▶ [WORK TO COMPLETE]:
Take the line containing "Generate a LaTeX", the line containing "(outp) at (402,845);", and all lines between them, and transcribe them exactly. Leave out pictures.

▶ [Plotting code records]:
┌──

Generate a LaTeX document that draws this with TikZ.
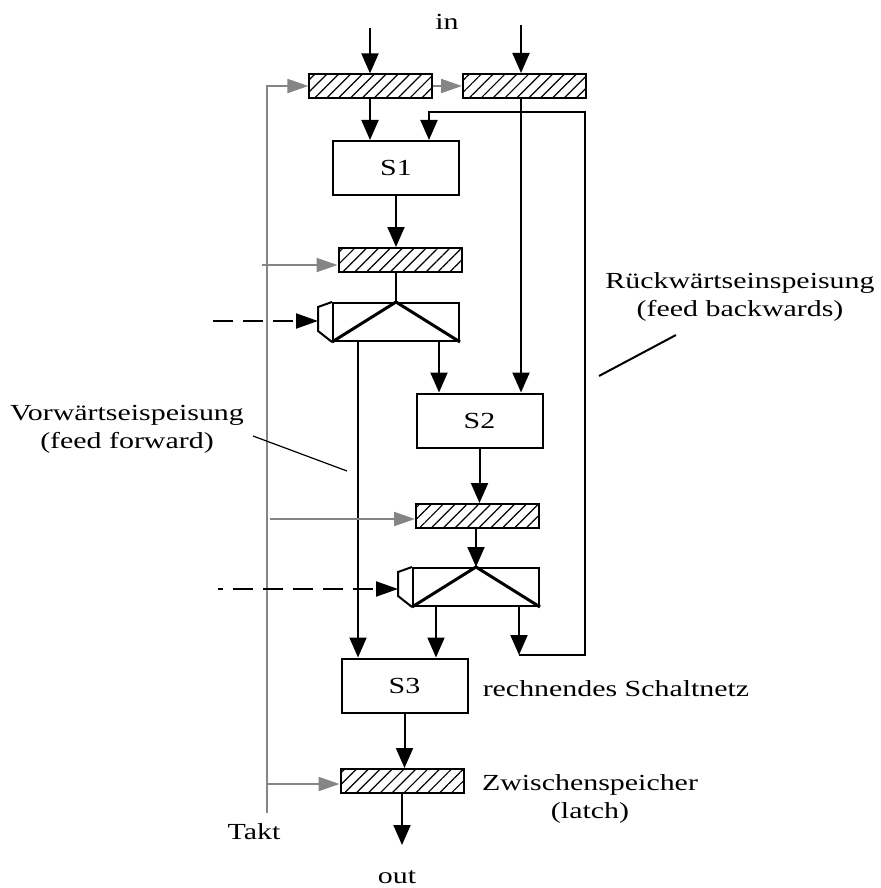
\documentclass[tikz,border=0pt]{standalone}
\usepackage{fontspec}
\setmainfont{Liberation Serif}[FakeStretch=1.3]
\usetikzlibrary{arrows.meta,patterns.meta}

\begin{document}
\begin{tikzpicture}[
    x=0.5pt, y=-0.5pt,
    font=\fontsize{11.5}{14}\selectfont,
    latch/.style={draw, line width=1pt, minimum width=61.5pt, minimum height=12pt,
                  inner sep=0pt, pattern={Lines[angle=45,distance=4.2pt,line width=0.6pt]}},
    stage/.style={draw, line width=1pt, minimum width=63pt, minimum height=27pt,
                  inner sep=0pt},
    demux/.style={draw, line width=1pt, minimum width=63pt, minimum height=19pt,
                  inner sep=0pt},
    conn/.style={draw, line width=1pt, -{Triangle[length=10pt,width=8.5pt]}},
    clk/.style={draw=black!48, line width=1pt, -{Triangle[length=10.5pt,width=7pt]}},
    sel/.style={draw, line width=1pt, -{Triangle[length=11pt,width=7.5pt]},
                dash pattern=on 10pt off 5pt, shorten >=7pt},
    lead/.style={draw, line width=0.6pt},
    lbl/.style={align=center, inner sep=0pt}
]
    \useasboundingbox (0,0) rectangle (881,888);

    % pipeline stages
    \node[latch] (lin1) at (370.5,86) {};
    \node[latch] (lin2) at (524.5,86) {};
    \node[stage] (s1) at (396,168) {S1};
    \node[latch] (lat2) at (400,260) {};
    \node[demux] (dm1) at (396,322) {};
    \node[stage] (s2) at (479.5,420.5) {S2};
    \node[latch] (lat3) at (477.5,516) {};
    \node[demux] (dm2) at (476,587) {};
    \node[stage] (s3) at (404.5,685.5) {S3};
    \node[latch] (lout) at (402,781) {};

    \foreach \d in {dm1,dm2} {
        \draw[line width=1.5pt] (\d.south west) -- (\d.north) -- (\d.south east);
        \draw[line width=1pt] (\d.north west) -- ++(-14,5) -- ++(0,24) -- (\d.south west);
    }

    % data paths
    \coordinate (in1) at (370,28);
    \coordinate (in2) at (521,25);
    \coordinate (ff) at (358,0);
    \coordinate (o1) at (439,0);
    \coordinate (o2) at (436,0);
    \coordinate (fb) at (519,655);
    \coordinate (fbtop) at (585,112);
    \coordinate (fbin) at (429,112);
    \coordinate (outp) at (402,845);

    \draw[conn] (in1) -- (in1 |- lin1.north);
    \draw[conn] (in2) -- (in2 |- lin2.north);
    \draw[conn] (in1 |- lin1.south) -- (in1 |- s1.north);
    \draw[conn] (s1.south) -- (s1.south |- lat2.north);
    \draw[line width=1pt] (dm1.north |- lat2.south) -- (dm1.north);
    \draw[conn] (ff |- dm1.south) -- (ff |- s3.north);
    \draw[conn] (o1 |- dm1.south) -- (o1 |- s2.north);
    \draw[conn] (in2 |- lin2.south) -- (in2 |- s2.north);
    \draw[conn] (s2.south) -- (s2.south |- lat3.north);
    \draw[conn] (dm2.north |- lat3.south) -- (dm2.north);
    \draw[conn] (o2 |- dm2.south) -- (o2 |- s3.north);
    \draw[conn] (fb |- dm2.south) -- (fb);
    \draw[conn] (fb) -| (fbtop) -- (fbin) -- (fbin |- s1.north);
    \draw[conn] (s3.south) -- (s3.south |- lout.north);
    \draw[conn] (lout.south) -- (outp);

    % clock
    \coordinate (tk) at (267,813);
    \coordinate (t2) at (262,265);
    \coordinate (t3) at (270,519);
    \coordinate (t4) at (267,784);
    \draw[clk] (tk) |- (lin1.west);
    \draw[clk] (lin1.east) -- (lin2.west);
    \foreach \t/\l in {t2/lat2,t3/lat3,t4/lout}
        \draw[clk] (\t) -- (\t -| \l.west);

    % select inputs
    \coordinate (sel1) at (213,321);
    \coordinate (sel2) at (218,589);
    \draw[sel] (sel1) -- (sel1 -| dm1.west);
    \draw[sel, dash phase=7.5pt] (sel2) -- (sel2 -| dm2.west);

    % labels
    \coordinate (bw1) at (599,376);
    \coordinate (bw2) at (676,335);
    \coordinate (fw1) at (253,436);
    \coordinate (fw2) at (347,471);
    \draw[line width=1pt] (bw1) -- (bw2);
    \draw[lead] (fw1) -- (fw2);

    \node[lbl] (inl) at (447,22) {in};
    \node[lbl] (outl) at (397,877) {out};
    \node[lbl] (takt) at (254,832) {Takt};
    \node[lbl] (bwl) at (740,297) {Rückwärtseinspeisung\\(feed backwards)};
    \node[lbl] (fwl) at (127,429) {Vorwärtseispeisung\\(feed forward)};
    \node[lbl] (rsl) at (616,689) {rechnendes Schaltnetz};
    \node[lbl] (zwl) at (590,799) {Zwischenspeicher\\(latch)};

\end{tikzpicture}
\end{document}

└──
┌──

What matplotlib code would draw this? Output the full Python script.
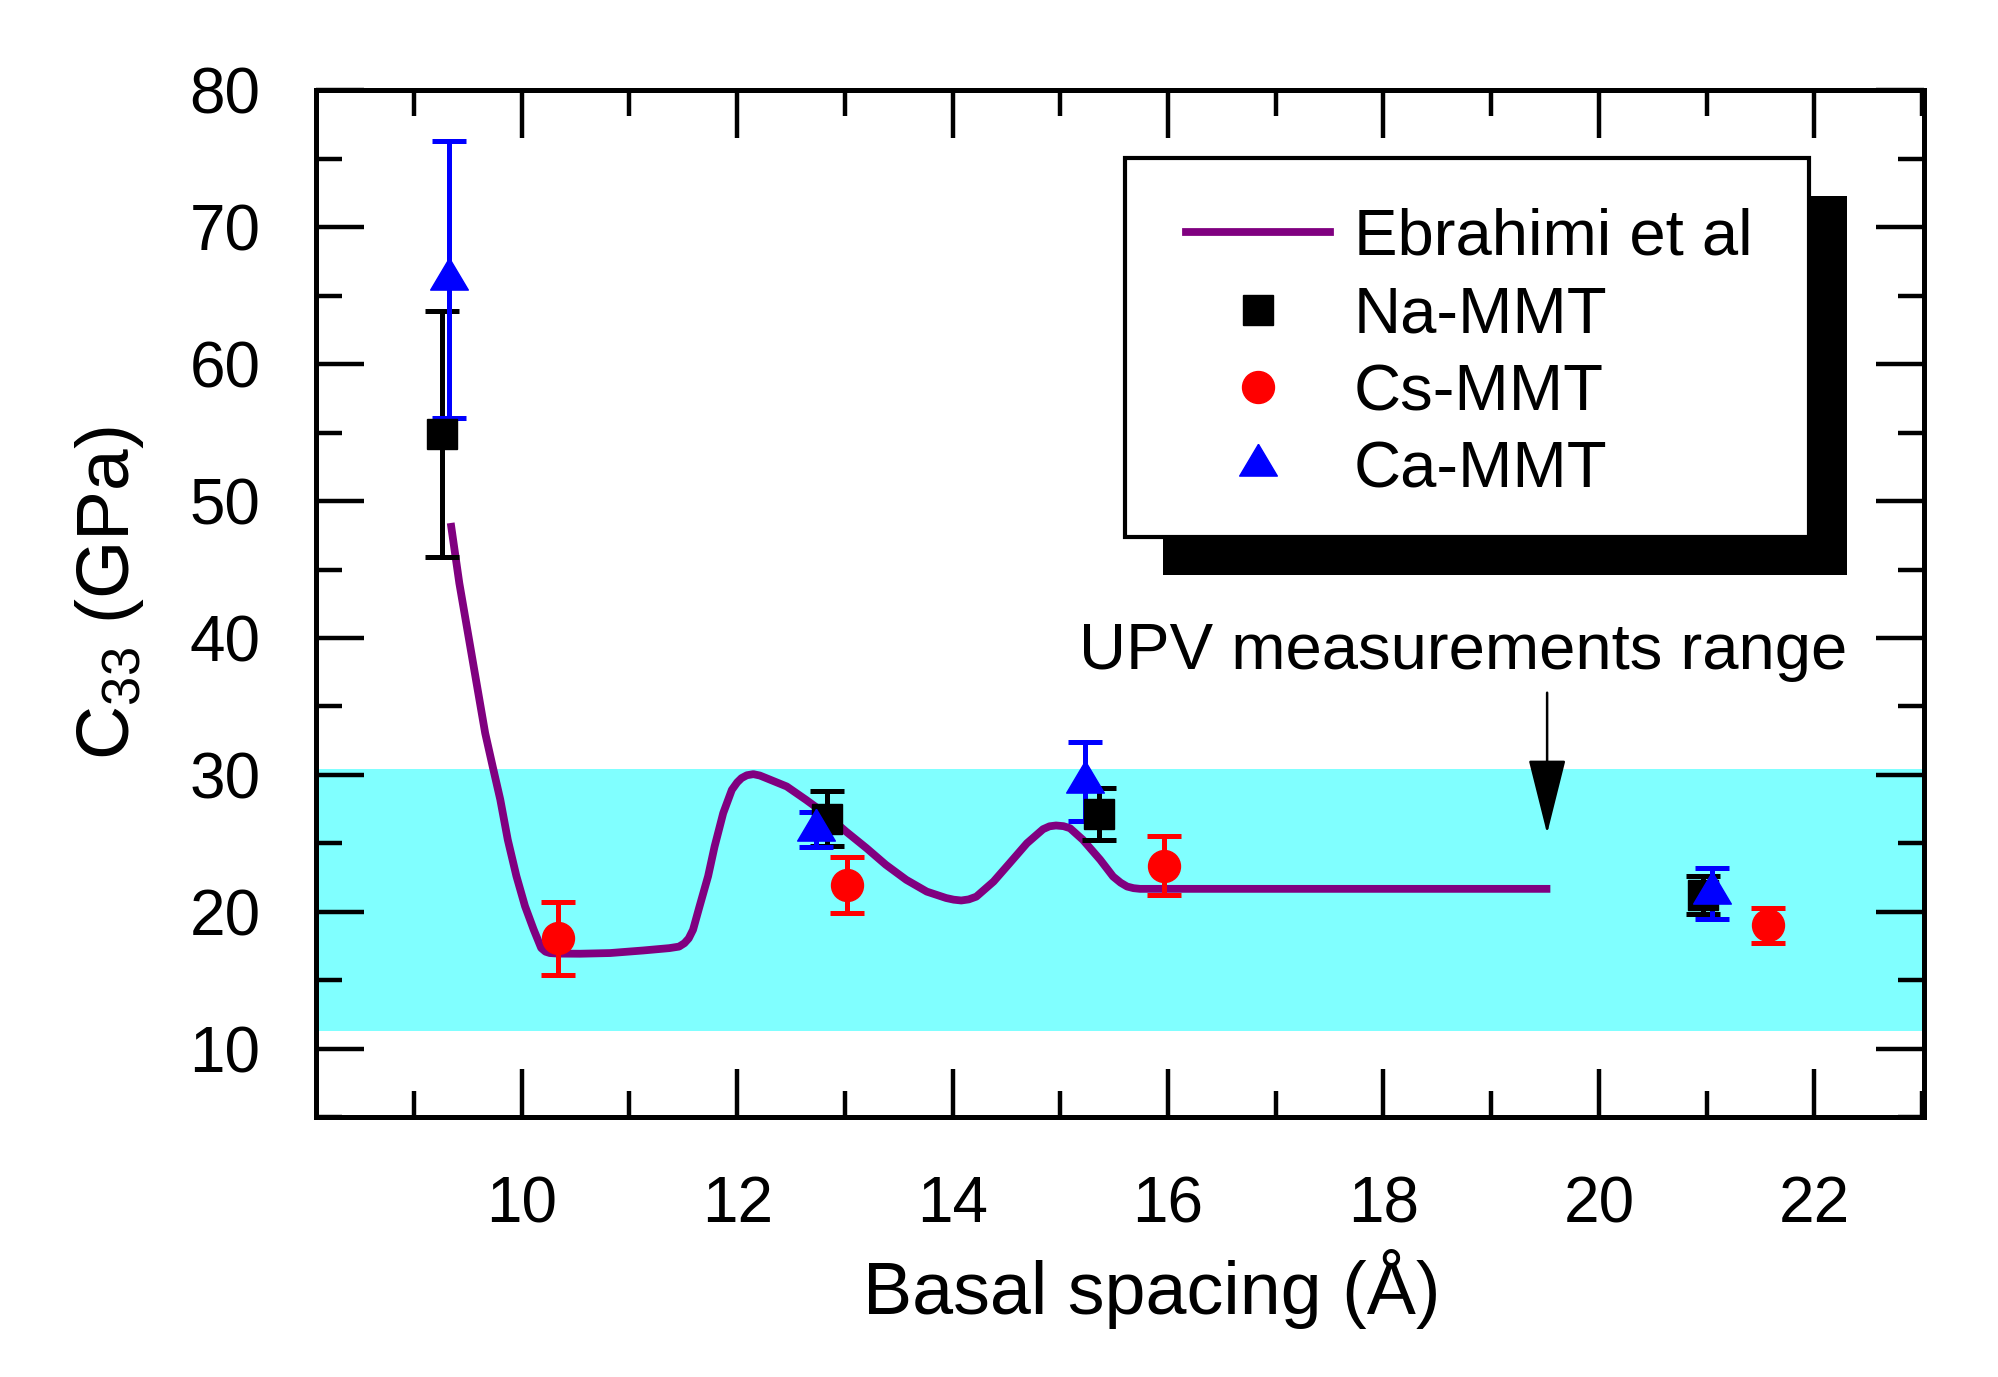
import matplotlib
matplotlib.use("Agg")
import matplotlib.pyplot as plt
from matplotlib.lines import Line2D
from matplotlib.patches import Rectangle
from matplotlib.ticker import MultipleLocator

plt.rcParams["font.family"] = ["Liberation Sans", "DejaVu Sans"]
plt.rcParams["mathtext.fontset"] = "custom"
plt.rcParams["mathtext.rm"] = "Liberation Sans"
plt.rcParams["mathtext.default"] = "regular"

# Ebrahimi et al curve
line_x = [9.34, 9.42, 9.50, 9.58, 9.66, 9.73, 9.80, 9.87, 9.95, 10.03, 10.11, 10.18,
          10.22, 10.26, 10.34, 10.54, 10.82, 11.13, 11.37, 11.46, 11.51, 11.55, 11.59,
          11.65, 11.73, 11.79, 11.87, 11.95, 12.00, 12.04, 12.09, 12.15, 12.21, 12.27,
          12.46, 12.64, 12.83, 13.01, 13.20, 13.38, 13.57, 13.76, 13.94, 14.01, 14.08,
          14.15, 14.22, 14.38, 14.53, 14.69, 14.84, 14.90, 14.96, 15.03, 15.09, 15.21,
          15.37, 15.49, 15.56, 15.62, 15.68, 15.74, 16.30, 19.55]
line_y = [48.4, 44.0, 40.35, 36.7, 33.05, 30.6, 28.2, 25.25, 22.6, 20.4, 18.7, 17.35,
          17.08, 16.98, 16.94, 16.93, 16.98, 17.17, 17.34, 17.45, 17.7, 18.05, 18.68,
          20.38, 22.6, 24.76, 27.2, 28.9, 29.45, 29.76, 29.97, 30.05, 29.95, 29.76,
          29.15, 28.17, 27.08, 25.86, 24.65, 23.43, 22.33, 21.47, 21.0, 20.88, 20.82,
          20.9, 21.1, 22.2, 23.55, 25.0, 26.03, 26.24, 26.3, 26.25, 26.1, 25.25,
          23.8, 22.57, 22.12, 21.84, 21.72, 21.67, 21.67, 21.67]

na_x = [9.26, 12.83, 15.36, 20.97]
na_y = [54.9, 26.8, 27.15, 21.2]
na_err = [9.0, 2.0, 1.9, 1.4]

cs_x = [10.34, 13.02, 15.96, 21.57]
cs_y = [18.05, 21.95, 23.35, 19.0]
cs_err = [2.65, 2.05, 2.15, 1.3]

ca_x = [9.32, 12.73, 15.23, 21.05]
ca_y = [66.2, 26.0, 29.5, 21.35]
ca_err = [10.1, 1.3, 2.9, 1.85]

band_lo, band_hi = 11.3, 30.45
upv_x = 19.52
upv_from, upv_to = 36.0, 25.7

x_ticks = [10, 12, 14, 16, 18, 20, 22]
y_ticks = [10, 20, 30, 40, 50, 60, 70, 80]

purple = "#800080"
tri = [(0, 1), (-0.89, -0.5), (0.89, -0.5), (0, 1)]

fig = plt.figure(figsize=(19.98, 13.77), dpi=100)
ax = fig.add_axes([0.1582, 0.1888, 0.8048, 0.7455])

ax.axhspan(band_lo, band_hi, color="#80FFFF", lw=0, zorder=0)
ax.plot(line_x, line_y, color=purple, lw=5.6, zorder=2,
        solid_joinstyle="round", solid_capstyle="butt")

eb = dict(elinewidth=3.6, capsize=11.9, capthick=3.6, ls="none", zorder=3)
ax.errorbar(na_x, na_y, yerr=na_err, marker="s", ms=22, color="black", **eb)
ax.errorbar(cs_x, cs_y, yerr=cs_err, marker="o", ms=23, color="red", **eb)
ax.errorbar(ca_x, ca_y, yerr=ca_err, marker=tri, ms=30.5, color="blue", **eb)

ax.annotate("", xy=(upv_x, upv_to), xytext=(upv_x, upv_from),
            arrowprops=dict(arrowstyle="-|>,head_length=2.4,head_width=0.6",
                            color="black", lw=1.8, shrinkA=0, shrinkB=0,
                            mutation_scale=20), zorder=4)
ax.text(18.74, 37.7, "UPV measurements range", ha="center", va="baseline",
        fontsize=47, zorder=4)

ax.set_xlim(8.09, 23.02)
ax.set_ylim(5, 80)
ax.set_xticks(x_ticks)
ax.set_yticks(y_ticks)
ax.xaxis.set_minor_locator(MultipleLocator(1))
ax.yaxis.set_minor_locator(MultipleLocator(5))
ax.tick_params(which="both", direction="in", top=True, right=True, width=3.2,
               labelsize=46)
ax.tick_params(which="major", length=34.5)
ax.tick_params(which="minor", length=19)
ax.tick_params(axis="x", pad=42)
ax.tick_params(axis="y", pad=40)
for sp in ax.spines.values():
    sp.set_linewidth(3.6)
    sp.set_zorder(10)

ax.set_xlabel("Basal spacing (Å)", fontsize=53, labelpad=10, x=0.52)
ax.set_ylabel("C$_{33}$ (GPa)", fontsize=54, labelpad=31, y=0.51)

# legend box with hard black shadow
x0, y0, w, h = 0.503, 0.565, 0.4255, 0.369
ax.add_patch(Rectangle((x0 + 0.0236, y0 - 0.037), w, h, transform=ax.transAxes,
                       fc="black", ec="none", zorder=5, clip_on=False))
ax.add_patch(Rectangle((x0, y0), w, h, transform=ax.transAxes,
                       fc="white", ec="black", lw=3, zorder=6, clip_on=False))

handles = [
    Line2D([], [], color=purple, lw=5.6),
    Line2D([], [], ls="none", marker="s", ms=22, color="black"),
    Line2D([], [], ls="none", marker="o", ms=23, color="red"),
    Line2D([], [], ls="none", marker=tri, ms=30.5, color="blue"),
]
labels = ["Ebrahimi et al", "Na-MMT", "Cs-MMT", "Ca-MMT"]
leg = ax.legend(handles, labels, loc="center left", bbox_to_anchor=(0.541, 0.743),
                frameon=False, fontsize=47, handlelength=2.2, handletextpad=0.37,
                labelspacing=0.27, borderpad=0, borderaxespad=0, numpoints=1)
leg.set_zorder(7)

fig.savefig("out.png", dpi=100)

└──
┌──

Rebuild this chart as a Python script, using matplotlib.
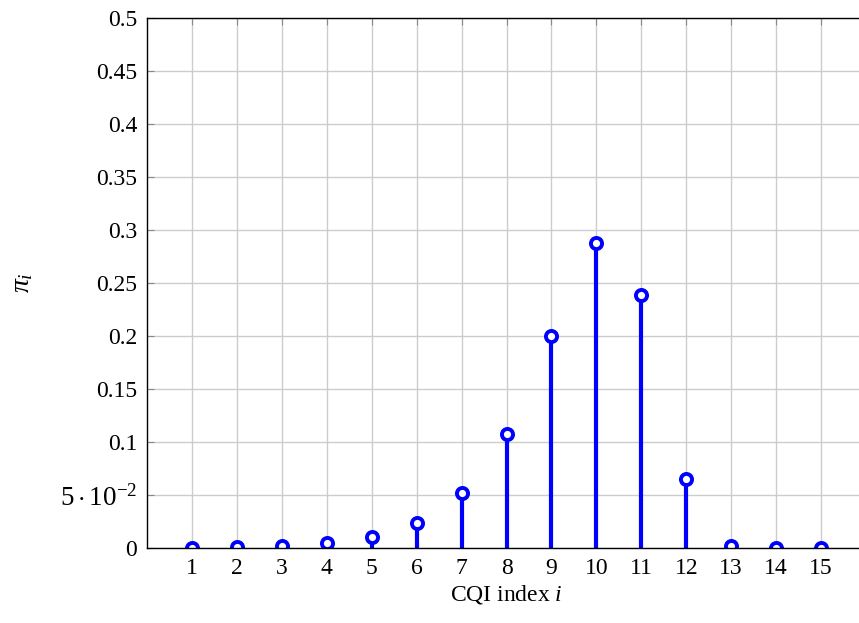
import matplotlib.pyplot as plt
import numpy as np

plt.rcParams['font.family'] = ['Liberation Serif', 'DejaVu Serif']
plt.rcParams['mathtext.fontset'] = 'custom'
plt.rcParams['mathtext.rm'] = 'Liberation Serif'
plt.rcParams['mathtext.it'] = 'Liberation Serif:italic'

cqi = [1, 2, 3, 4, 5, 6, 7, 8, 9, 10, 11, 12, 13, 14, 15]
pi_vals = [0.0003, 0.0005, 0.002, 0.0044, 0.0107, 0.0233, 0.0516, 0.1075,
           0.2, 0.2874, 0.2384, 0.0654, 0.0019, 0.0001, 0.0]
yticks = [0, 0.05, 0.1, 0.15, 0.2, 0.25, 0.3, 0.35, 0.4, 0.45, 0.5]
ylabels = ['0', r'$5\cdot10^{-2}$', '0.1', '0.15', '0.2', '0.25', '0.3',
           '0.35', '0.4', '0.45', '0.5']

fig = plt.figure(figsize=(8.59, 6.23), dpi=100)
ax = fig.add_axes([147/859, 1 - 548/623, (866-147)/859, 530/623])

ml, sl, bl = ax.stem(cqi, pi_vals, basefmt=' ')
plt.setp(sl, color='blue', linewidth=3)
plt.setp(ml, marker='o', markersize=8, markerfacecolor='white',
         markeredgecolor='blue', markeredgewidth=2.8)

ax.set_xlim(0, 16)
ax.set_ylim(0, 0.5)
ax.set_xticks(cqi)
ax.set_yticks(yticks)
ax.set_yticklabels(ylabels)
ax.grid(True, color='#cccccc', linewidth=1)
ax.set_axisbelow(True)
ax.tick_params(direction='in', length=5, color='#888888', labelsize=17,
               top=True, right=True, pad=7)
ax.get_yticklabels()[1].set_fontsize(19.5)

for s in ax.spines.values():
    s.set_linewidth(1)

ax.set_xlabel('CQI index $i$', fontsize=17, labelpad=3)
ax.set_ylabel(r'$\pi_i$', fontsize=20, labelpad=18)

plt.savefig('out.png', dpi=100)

└──

▶ [EXERCISE RESULT]:
Generate a LaTeX document that draws this with TikZ.
\documentclass[tikz,border=0pt]{standalone}
\usepackage{fontspec}
\setmainfont{Liberation Serif}[FakeStretch=1.3]
\usetikzlibrary{arrows.meta,patterns.meta}

\begin{document}
\begin{tikzpicture}[
    x=0.5pt, y=-0.5pt,
    font=\fontsize{11.5}{14}\selectfont,
    latch/.style={draw, line width=1pt, minimum width=61.5pt, minimum height=12pt,
                  inner sep=0pt, pattern={Lines[angle=45,distance=4.2pt,line width=0.6pt]}},
    stage/.style={draw, line width=1pt, minimum width=63pt, minimum height=27pt,
                  inner sep=0pt},
    demux/.style={draw, line width=1pt, minimum width=63pt, minimum height=19pt,
                  inner sep=0pt},
    conn/.style={draw, line width=1pt, -{Triangle[length=10pt,width=8.5pt]}},
    clk/.style={draw=black!48, line width=1pt, -{Triangle[length=10.5pt,width=7pt]}},
    sel/.style={draw, line width=1pt, -{Triangle[length=11pt,width=7.5pt]},
                dash pattern=on 10pt off 5pt, shorten >=7pt},
    lead/.style={draw, line width=0.6pt},
    lbl/.style={align=center, inner sep=0pt}
]
    \useasboundingbox (0,0) rectangle (881,888);

    % pipeline stages
    \node[latch] (lin1) at (370.5,86) {};
    \node[latch] (lin2) at (524.5,86) {};
    \node[stage] (s1) at (396,168) {S1};
    \node[latch] (lat2) at (400,260) {};
    \node[demux] (dm1) at (396,322) {};
    \node[stage] (s2) at (479.5,420.5) {S2};
    \node[latch] (lat3) at (477.5,516) {};
    \node[demux] (dm2) at (476,587) {};
    \node[stage] (s3) at (404.5,685.5) {S3};
    \node[latch] (lout) at (402,781) {};

    \foreach \d in {dm1,dm2} {
        \draw[line width=1.5pt] (\d.south west) -- (\d.north) -- (\d.south east);
        \draw[line width=1pt] (\d.north west) -- ++(-14,5) -- ++(0,24) -- (\d.south west);
    }

    % data paths
    \coordinate (in1) at (370,28);
    \coordinate (in2) at (521,25);
    \coordinate (ff) at (358,0);
    \coordinate (o1) at (439,0);
    \coordinate (o2) at (436,0);
    \coordinate (fb) at (519,655);
    \coordinate (fbtop) at (585,112);
    \coordinate (fbin) at (429,112);
    \coordinate (outp) at (402,845);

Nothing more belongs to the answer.